On July 29, the Olmsted Historical Society hosted the LaGrange Engine Club for a third consecutive year at the Frostville Museum Antique Power Show. The event allowed antique engine collectors to feature their restored antique farm engines. Collectors made sure the engines were in working order, providing guests the opportunity to see the engines in action.
Approximately 40 collectors had their operating engines on display and were standing by to educate guests on the origin and history of each engine and how each engine functions.
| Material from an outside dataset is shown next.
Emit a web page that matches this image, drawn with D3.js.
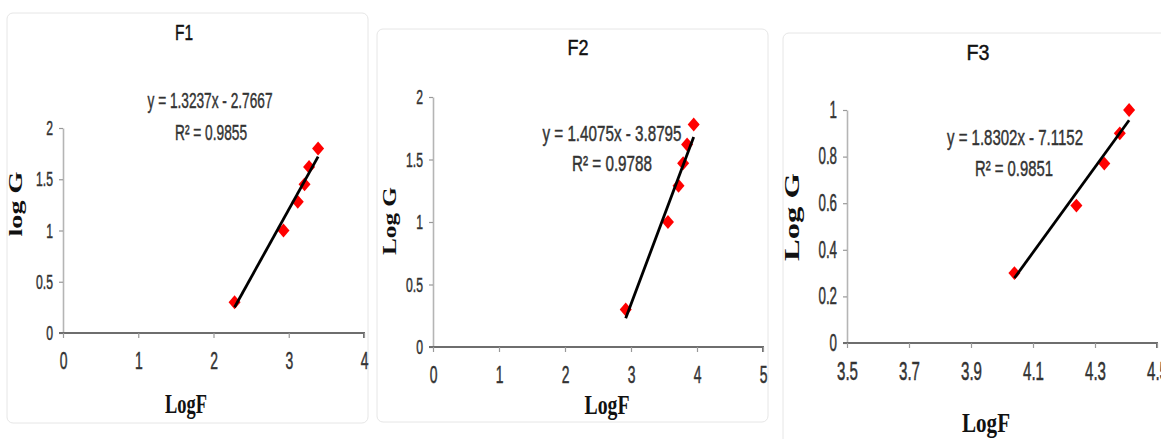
<!DOCTYPE html>
<html>
<head>
<meta charset="utf-8">
<script src="https://cdn.jsdelivr.net/npm/d3@7"></script>
<style>
  body { margin: 0; background: #fff; }
</style>
</head>
<body>
<svg id="chart" width="1161" height="439"></svg>
<script>
// ---- data ----
const f1LogF = [2.28, 2.93, 3.12, 3.21, 3.27, 3.39];
const f1LogG = [0.30, 1.00, 1.28, 1.45, 1.62, 1.80];
const f1Fit = [1.3237, -2.7667];
const f1R2 = "0.9855";
const f1XTicks = [0, 1, 2, 3, 4];
const f1YTicks = [0, 0.5, 1, 1.5, 2];

const f2LogF = [2.92, 3.56, 3.72, 3.79, 3.85, 3.95];
const f2LogG = [0.30, 1.00, 1.29, 1.47, 1.62, 1.78];
const f2Fit = [1.4075, -3.8795];
const f2R2 = "0.9788";
const f2XTicks = [0, 1, 2, 3, 4, 5];
const f2YTicks = [0, 0.5, 1, 1.5, 2];

const f3LogF = [4.04, 4.24, 4.33, 4.38, 4.41];
const f3LogG = [0.30, 0.59, 0.77, 0.90, 1.00];
const f3Fit = [1.8302, -7.1152];
const f3R2 = "0.9851";
const f3XTicks = [3.5, 3.7, 3.9, 4.1, 4.3, 4.5];
const f3YTicks = [0, 0.2, 0.4, 0.6, 0.8, 1];

const titles = ["F1", "F2", "F3"];
const yNames = ["log G", "Log G", "Log G"];
const xName = "LogF";

// ---- layout for each panel ----
const panels = [
  { title: titles[0], xs: f1LogF, ys: f1LogG, fit: f1Fit, r2: f1R2, xTicks: f1XTicks, yTicks: f1YTicks, yName: yNames[0],
    box: [7, 13, 361, 410], xr: [63, 364], yr: [333, 128],
    titleAt: [184, 40], titleW: 18, eqAt: [210, 108], eqW: 125, r2At: [211, 140], r2W: 72,
    yNameAt: [16, 204], yNameLen: 65, yNameSize: 18, xNameAt: [186, 413], xNameLen: 42, tickSize: 21 },
  { title: titles[1], xs: f2LogF, ys: f2LogG, fit: f2Fit, r2: f2R2, xTicks: f2XTicks, yTicks: f2YTicks, yName: yNames[1],
    box: [377, 29, 391, 393], xr: [433, 763], yr: [347, 97],
    titleAt: [578, 55], titleW: 21, eqAt: [612, 141], eqW: 139, r2At: [612, 171], r2W: 80,
    yNameAt: [390, 221], yNameLen: 68, yNameSize: 18, xNameAt: [607, 414], xNameLen: 45, tickSize: 21 },
  { title: titles[2], xs: f3LogF, ys: f3LogG, fit: f3Fit, r2: f3R2, xTicks: f3XTicks, yTicks: f3YTicks, yName: yNames[2],
    box: [783, 33, 400, 420], xr: [847, 1157], yr: [343, 110],
    titleAt: [978, 60], titleW: 23, eqAt: [1015, 145], eqW: 136, r2At: [1014, 176], r2W: 78,
    yNameAt: [792, 217], yNameLen: 88, yNameSize: 20, xNameAt: [986, 432], xNameLen: 48, tickSize: 23 }
];

const svg = d3.select("#chart");
const sans = "Arial, 'Liberation Sans', sans-serif";
const serif = "'Times New Roman', 'Liberation Serif', serif";
const fmt = d => String(+d.toFixed(2));
const squeeze = 0.58;

function stretchText(g, str, cx, cy, w, size, opts = {}) {
  return g.append("text")
    .attr("x", cx).attr("y", cy)
    .attr("text-anchor", "middle")
    .attr("font-family", opts.family || sans)
    .attr("font-weight", opts.weight || "normal")
    .attr("font-size", size)
    .attr("fill", opts.fill || "#222")
    .attr("stroke", opts.stroke || "none")
    .attr("stroke-width", opts.stroke ? 0.45 : null)
    .attr("textLength", w)
    .attr("lengthAdjust", "spacingAndGlyphs")
    .attr("transform", opts.transform || null)
    .text(str);
}

panels.forEach(p => {
  const g = svg.append("g");

  g.append("rect")
    .attr("x", p.box[0]).attr("y", p.box[1])
    .attr("width", p.box[2]).attr("height", p.box[3])
    .attr("rx", 6)
    .attr("fill", "none")
    .attr("stroke", "#e6e6e6");

  const x = d3.scaleLinear().domain([p.xTicks[0], p.xTicks[p.xTicks.length - 1]]).range(p.xr);
  const y = d3.scaleLinear().domain([p.yTicks[0], p.yTicks[p.yTicks.length - 1]]).range(p.yr);

  // y axis
  const ya = g.append("g")
    .attr("transform", `translate(${p.xr[0]},0)`)
    .call(d3.axisLeft(y).tickValues(p.yTicks).tickFormat(fmt).tickSize(4).tickSizeOuter(0).tickPadding(6));
  ya.select(".domain").attr("stroke", "#b5b5b5").attr("stroke-width", 1.6);
  ya.selectAll(".tick line").attr("stroke", "#999").attr("stroke-width", 1.2);
  ya.selectAll("text")
    .attr("font-family", sans).attr("font-size", p.tickSize).attr("fill", "#333")
    .attr("stroke", "#333").attr("stroke-width", 0.5)
    .attr("x", -10 / squeeze)
    .attr("transform", `scale(${squeeze},1)`);

  // x axis
  const xa = g.append("g")
    .attr("transform", `translate(0,${p.yr[0]})`)
    .call(d3.axisBottom(x).tickValues(p.xTicks).tickFormat(fmt).tickSize(5).tickSizeOuter(5).tickPadding(14));
  xa.select(".domain").attr("stroke", "#6e6e6e").attr("stroke-width", 2)
    .attr("d", `M${p.xr[0] - 4},0H${p.xr[1]}V5`);
  xa.selectAll(".tick line").attr("stroke", "#999").attr("stroke-width", 1.2);
  xa.selectAll("text")
    .attr("font-family", sans).attr("font-size", p.tickSize + 3).attr("fill", "#333")
    .attr("stroke", "#333").attr("stroke-width", 0.5)
    .attr("transform", `scale(${squeeze},1)`);

  // points
  g.selectAll("path.pt")
    .data(d3.zip(p.xs, p.ys))
    .join("path")
    .attr("class", "pt")
    .attr("d", d3.symbol(d3.symbolSquare, 72))
    .attr("transform", d => `translate(${x(d[0])},${y(d[1])}) scale(1,1.15) rotate(45)`)
    .attr("fill", "#ff0000");

  // trend line
  const lo = d3.min(p.xs), hi = d3.max(p.xs);
  g.append("line")
    .attr("x1", x(lo)).attr("y1", y(p.fit[0] * lo + p.fit[1]))
    .attr("x2", x(hi)).attr("y2", y(p.fit[0] * hi + p.fit[1]))
    .attr("stroke", "#000")
    .attr("stroke-width", 2.8);

  // texts
  stretchText(g, p.title, p.titleAt[0], p.titleAt[1], p.titleW, 22, { fill: "#111", stroke: "#111" });
  const eq = `y = ${p.fit[0].toFixed(4)}x - ${Math.abs(p.fit[1]).toFixed(4)}`;
  stretchText(g, eq, p.eqAt[0], p.eqAt[1], p.eqW, 22, { fill: "#333", stroke: "#333" });
  stretchText(g, `R² = ${p.r2}`, p.r2At[0], p.r2At[1], p.r2W, 22, { fill: "#333", stroke: "#333" });

  stretchText(g, p.yName, 0, 0, p.yNameLen, p.yNameSize,
    { family: serif, weight: "bold", fill: "#111",
      transform: `translate(${p.yNameAt[0] + p.yNameSize * 0.35},${p.yNameAt[1]}) rotate(-90)` });
  stretchText(g, xName, p.xNameAt[0], p.xNameAt[1], p.xNameLen, 28,
    { family: serif, weight: "bold", fill: "#111" });
});
</script>
</body>
</html>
Three years ago, Barbara Baker and husband John of North Olmsted – secretary and chairman, respectively, of the LaGrange Engine Club – approached an Olmsted Historical Society member regarding hosting the free show at Frostville Museum.
“We really like people to see an active display, not a static display,” said Baker. “We show people how the engines work and we want to let people know the past is still alive.”
Throughout the day, guests were also able to tour the eight buildings maintained by Olmsted Historical Society volunteers as well as visit various booths that featured baked goods, and a blacksmith who was creating pieces or work at the event.
“It’s always a fun event, and it is one of my favorites,” said Paul Schumann of the Olmsted Historical Society. “We think the show is a natural fit.”
Don Wharton, of Grafton, restored a Marion gas engine that was once used in oil fields for pumping crude oil near the turn of the century. Wharton has restored more than 50 engines in the last 30 years, and he obtained this particular engine from a man in Virginia. The engine was made in Marion, Ind., and would have been set on the ground inside a small building when it was in use over 100 years ago.
“I spend the winter restoring engines, and in the summer I can enjoy the fruits of my labor,” said Wharton. “I love these shows.”
John Baker also shares a passion for antique farm engines and had his Fairbanks Morris pump up and running for guests at the show. The pump is a kerosene engine was manufactured in 1917 and was originally hooked up to a pump that would pump water to various areas on a farm. The intention of the engine was to make basic chores on the farm easier, such as giving cattle water on a daily basis.
“We have a good time at these shows and we have gotten to know some wonderful people who are in the farming community,” said Barbara Baker.
The Olmsted Historical Society hosts several events throughout the year in addition to the Frostville Antique Power Show. The family-friendly events range from battle re-enactments to the weekly farmers market held each Saturday morning, and the Olmsted Festival of the Arts that will be held on Monday will feature both crafts and musical performances.